Write each line of the material exactly as given, from the top through the line that contains "from bokeh.resources import INLINE", and omit all pictures.

> _DATASET CONTENT_:
>> Start
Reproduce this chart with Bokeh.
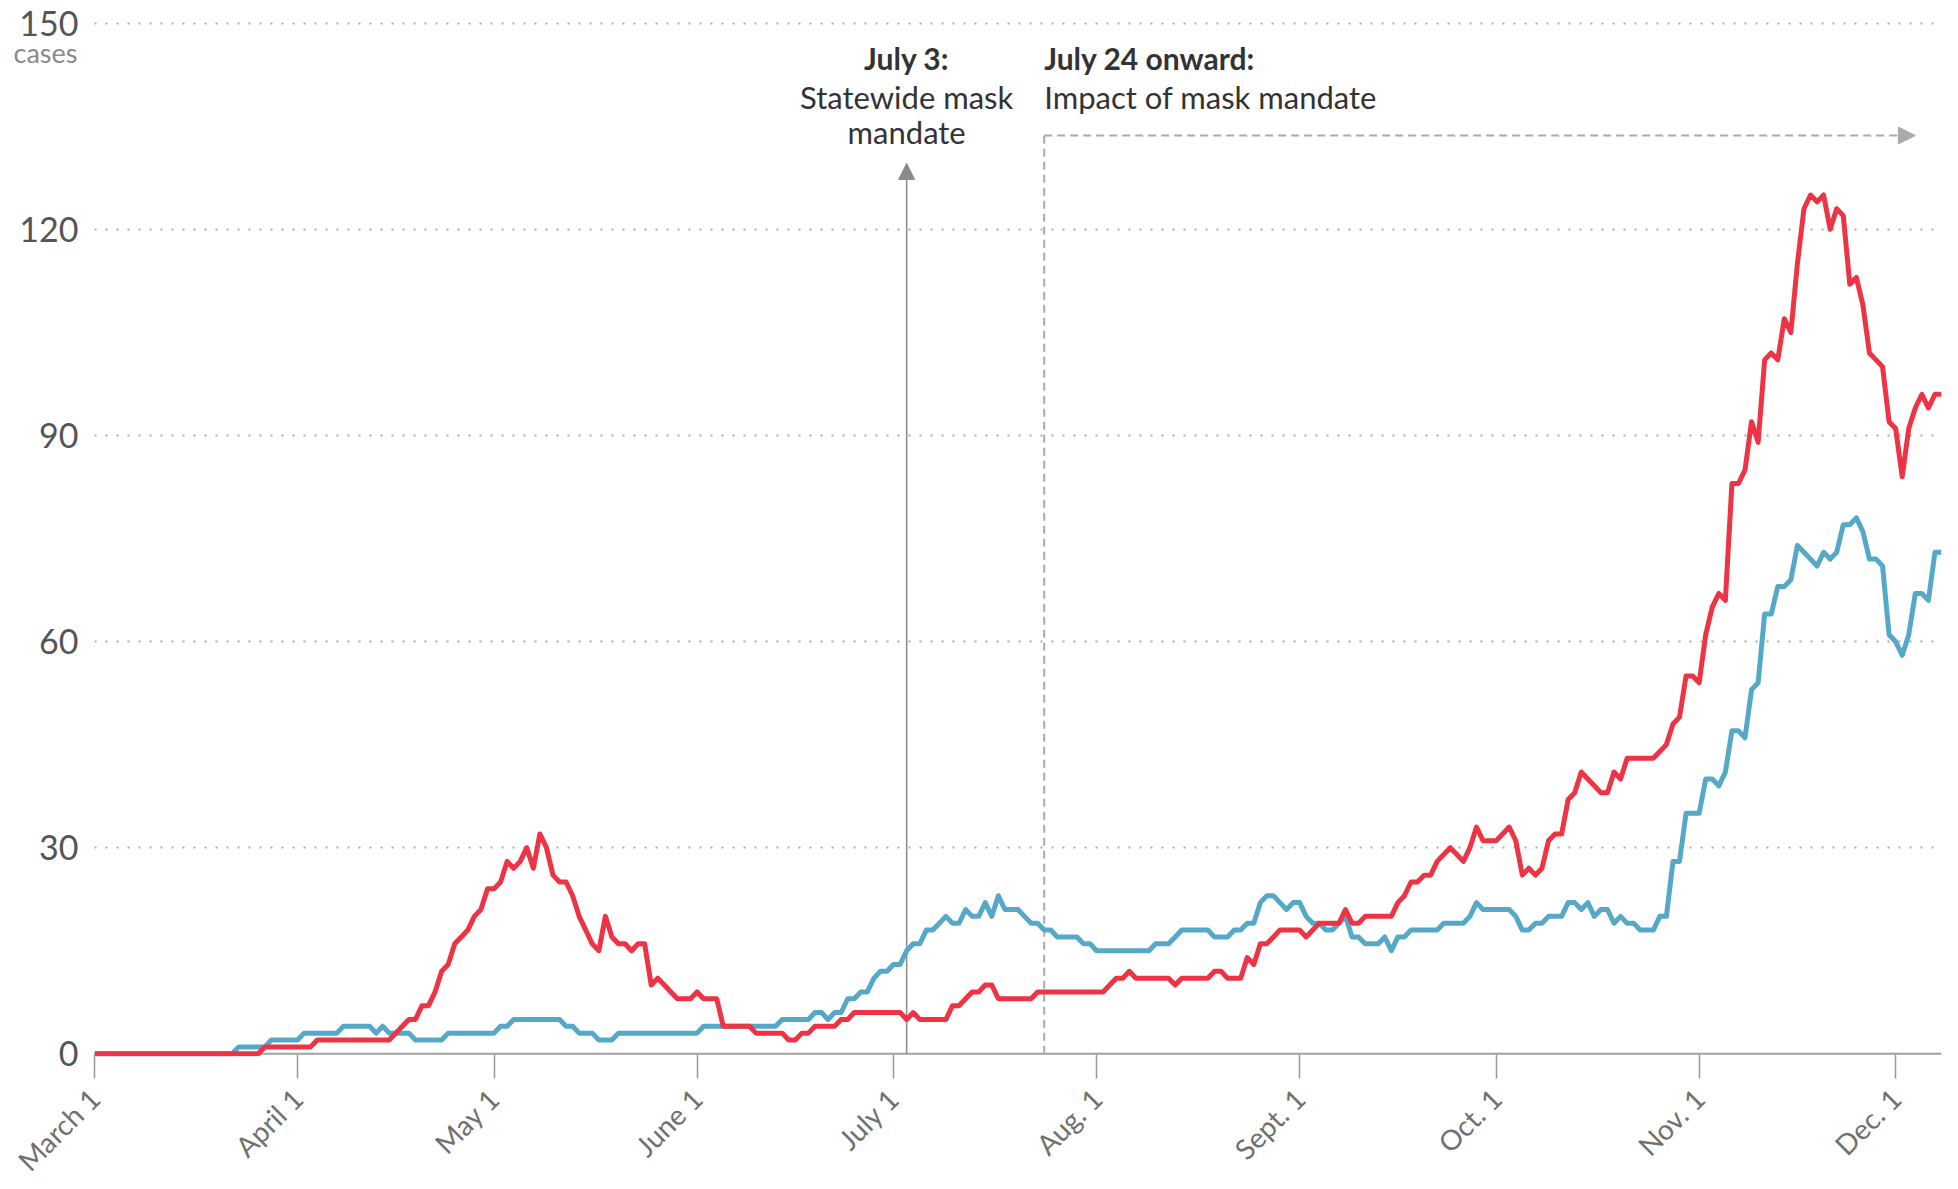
import pandas as pd
from math import pi
from bokeh.plotting import figure
from bokeh.models import (Range1d, FixedTicker, Span, Label, Arrow, NormalHead,
                          ColumnDataSource, LinearAxis)
from bokeh.embed import file_html
from bokeh.resources import INLINE

start_date = "2020-03-01"

red_cases = [
    0, 0, 0, 0, 0, 0, 0, 0, 0, 0,
    0, 0, 0, 0, 0, 0, 0, 0, 0, 0,
    0, 0, 0, 0, 0, 0, 1, 1, 1, 1,
    1, 1, 1, 1, 2, 2, 2, 2, 2, 2,
    2, 2, 2, 2, 2, 2, 3, 4, 5, 5,
    7, 7, 9, 12, 13, 16, 17, 18, 20, 21,
    24, 24, 25, 28, 27, 28, 30, 27, 32, 30,
    26, 25, 25, 23, 20, 18, 16, 15, 20, 17,
    16, 16, 15, 16, 16, 10, 11, 10, 9, 8,
    8, 8, 9, 8, 8, 8, 4, 4, 4, 4,
    4, 3, 3, 3, 3, 3, 2, 2, 3, 3,
    4, 4, 4, 4, 5, 5, 6, 6, 6, 6,
    6, 6, 6, 6, 5, 6, 5, 5, 5, 5,
    5, 7, 7, 8, 9, 9, 10, 10, 8, 8,
    8, 8, 8, 8, 9, 9, 9, 9, 9, 9,
    9, 9, 9, 9, 9, 10, 11, 11, 12, 11,
    11, 11, 11, 11, 11, 10, 11, 11, 11, 11,
    11, 12, 12, 11, 11, 11, 14, 13, 16, 16,
    17, 18, 18, 18, 18, 17, 18, 19, 19, 19,
    19, 21, 19, 19, 20, 20, 20, 20, 20, 22,
    23, 25, 25, 26, 26, 28, 29, 30, 29, 28,
    30, 33, 31, 31, 31, 32, 33, 31, 26, 27,
    26, 27, 31, 32, 32, 37, 38, 41, 40, 39,
    38, 38, 41, 40, 43, 43, 43, 43, 43, 44,
    45, 48, 49, 55, 55, 54, 61, 65, 67, 66,
    83, 83, 85, 92, 89, 101, 102, 101, 107, 105,
    115, 123, 125, 124, 125, 120, 123, 122, 112, 113,
    109, 102, 101, 100, 92, 91, 84, 91, 94, 96,
    94, 96, 96,
]

blue_cases = [
    0, 0, 0, 0, 0, 0, 0, 0, 0, 0,
    0, 0, 0, 0, 0, 0, 0, 0, 0, 0,
    0, 0, 1, 1, 1, 1, 1, 2, 2, 2,
    2, 2, 3, 3, 3, 3, 3, 3, 4, 4,
    4, 4, 4, 3, 4, 3, 3, 3, 3, 2,
    2, 2, 2, 2, 3, 3, 3, 3, 3, 3,
    3, 3, 4, 4, 5, 5, 5, 5, 5, 5,
    5, 5, 4, 4, 3, 3, 3, 2, 2, 2,
    3, 3, 3, 3, 3, 3, 3, 3, 3, 3,
    3, 3, 3, 4, 4, 4, 4, 4, 4, 4,
    4, 4, 4, 4, 4, 5, 5, 5, 5, 5,
    6, 6, 5, 6, 6, 8, 8, 9, 9, 11,
    12, 12, 13, 13, 15, 16, 16, 18, 18, 19,
    20, 19, 19, 21, 20, 20, 22, 20, 23, 21,
    21, 21, 20, 19, 19, 18, 18, 17, 17, 17,
    17, 16, 16, 15, 15, 15, 15, 15, 15, 15,
    15, 15, 16, 16, 16, 17, 18, 18, 18, 18,
    18, 17, 17, 17, 18, 18, 19, 19, 22, 23,
    23, 22, 21, 22, 22, 20, 19, 19, 18, 18,
    19, 20, 17, 17, 16, 16, 16, 17, 15, 17,
    17, 18, 18, 18, 18, 18, 19, 19, 19, 19,
    20, 22, 21, 21, 21, 21, 21, 20, 18, 18,
    19, 19, 20, 20, 20, 22, 22, 21, 22, 20,
    21, 21, 19, 20, 19, 19, 18, 18, 18, 20,
    20, 28, 28, 35, 35, 35, 40, 40, 39, 41,
    47, 47, 46, 53, 54, 64, 64, 68, 68, 69,
    74, 73, 72, 71, 73, 72, 73, 77, 77, 78,
    76, 72, 72, 71, 61, 60, 58, 61, 67, 67,
    66, 73, 73,
]

tick_dates = ["2020-03-01", "2020-04-01", "2020-05-01", "2020-06-01", "2020-07-01",
              "2020-08-01", "2020-09-01", "2020-10-01", "2020-11-01", "2020-12-01"]
tick_labels = ["March 1", "April 1", "May 1", "June 1", "July 1",
               "Aug. 1", "Sept. 1", "Oct. 1", "Nov. 1", "Dec. 1"]
y_ticks = [0, 30, 60, 90, 120, 150]
grid_ticks = [30, 60, 90, 120, 150]
unit_label = "cases"
unit_label_pos = 145.7

mandate_date = "2020-07-03"
impact_date = "2020-07-24"
impact_arrow_end = "2020-12-04"
range_end_date = "2020-12-08"

RED = "#EE3444"
BLUE = "#56A8C8"
FONT = "Lato"


def ms(d):
    return pd.Timestamp(d).value / 1e6


dates = pd.date_range(start_date, periods=len(red_cases), freq="D")
src = ColumnDataSource(dict(date=dates, red=red_cases, blue=blue_cases))

p = figure(x_axis_type="datetime", frame_width=1847, frame_height=1036,
           x_range=Range1d(ms(start_date), ms(range_end_date)),
           y_range=Range1d(-0.4, 150.4),
           output_backend="svg", toolbar_location=None,
           min_border_left=94, min_border_top=20, min_border_right=5,
           min_border_bottom=100)
p.outline_line_color = None
p.background_fill_color = "white"
p.border_fill_color = "white"

# grid
p.xgrid.grid_line_color = None
p.ygrid.ticker = FixedTicker(ticks=grid_ticks)
p.ygrid.grid_line_color = "#aaaaaa"
p.ygrid.grid_line_dash = "2 9"
p.ygrid.grid_line_width = 2

# baseline
p.add_layout(Span(location=0, dimension="width", line_color="#a0a0a0",
                  line_width=2, level="underlay"))

# y axis
p.yaxis.ticker = FixedTicker(ticks=y_ticks)
p.yaxis.axis_line_color = None
p.yaxis.major_tick_line_color = None
p.yaxis.major_tick_out = 0
p.yaxis.major_tick_in = 0
p.yaxis.minor_tick_line_color = None
p.yaxis.major_label_standoff = 16
p.yaxis.major_label_text_font = FONT
p.yaxis.major_label_text_font_size = "34px"
p.yaxis.major_label_text_color = "#555555"

# unit label ("cases") as a second, outer left axis pulled back under "150"
unit_axis = LinearAxis(ticker=FixedTicker(ticks=[unit_label_pos]),
                       major_label_overrides={unit_label_pos: unit_label},
                       axis_line_color=None, major_tick_line_color=None,
                       minor_tick_line_color=None, major_tick_out=0, major_tick_in=0,
                       major_label_standoff=-61, major_label_text_font=FONT,
                       major_label_text_font_size="27px",
                       major_label_text_color="#8a8a8a")
p.add_layout(unit_axis, "left")

# x axis
tick_ms = [ms(d) for d in tick_dates]
p.xaxis.ticker = FixedTicker(ticks=tick_ms)
p.xaxis.major_label_overrides = {t: l for t, l in zip(tick_ms, tick_labels)}
p.xaxis.major_label_orientation = pi / 4
p.xaxis.axis_line_color = None
p.xaxis.major_tick_line_color = "#999999"
p.xaxis.major_tick_line_width = 1.5
p.xaxis.major_tick_in = 2
p.xaxis.major_tick_out = 22
p.xaxis.minor_tick_line_color = None
p.xaxis.major_label_standoff = 15
p.xaxis.major_label_text_font = FONT
p.xaxis.major_label_text_font_size = "28px"
p.xaxis.major_label_text_color = "#707070"

# annotations (under the data lines)
p.add_layout(Arrow(x_start=ms(mandate_date), y_start=0, x_end=ms(mandate_date), y_end=129.6,
                   line_color="#8a8a8a", line_width=1.5, level="underlay",
                   end=NormalHead(size=16, fill_color="#8a8a8a", line_color="#8a8a8a")))
p.add_layout(Arrow(x_start=ms(impact_date), y_start=0, x_end=ms(impact_date), y_end=133.66,
                   line_color="#aaaaaa", line_width=2, line_dash="8 5", end=None,
                   level="underlay"))
p.add_layout(Arrow(x_start=ms(impact_date), y_start=133.66, x_end=ms(impact_arrow_end),
                   y_end=133.66, line_color="#aaaaaa", line_width=2, line_dash="8 5",
                   level="underlay",
                   end=NormalHead(size=17, fill_color="#aaaaaa", line_color="#aaaaaa")))

# data
p.line("date", "blue", source=src, line_color=BLUE, line_width=5, line_join="round")
p.line("date", "red", source=src, line_color=RED, line_width=5, line_join="round")


def add_label(text, x, y, align, bold=False, size="30px", color="#333333"):
    p.add_layout(Label(x=x, y=y, text=text, text_align=align, text_baseline="alphabetic",
                       text_font=FONT, text_font_size=size, text_color=color,
                       text_font_style="bold" if bold else "normal"))


add_label("July 3:", ms(mandate_date), 145.0, "center", bold=True)
add_label("Statewide mask", ms(mandate_date), 139.2, "center", size="31px")
add_label("mandate", ms(mandate_date), 134.1, "center", size="31px")
add_label("July 24 onward:", ms(impact_date), 145.0, "left", bold=True)
add_label("Impact of mask mandate", ms(impact_date), 139.2, "left", size="31px")

open("out.html", "w").write(file_html(p, INLINE))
>> End
> _TASK RESULT_:
Reproduce this chart with Bokeh.
import pandas as pd
from math import pi
from bokeh.plotting import figure
from bokeh.models import (Range1d, FixedTicker, Span, Label, Arrow, NormalHead,
                          ColumnDataSource, LinearAxis)
from bokeh.embed import file_html
from bokeh.resources import INLINE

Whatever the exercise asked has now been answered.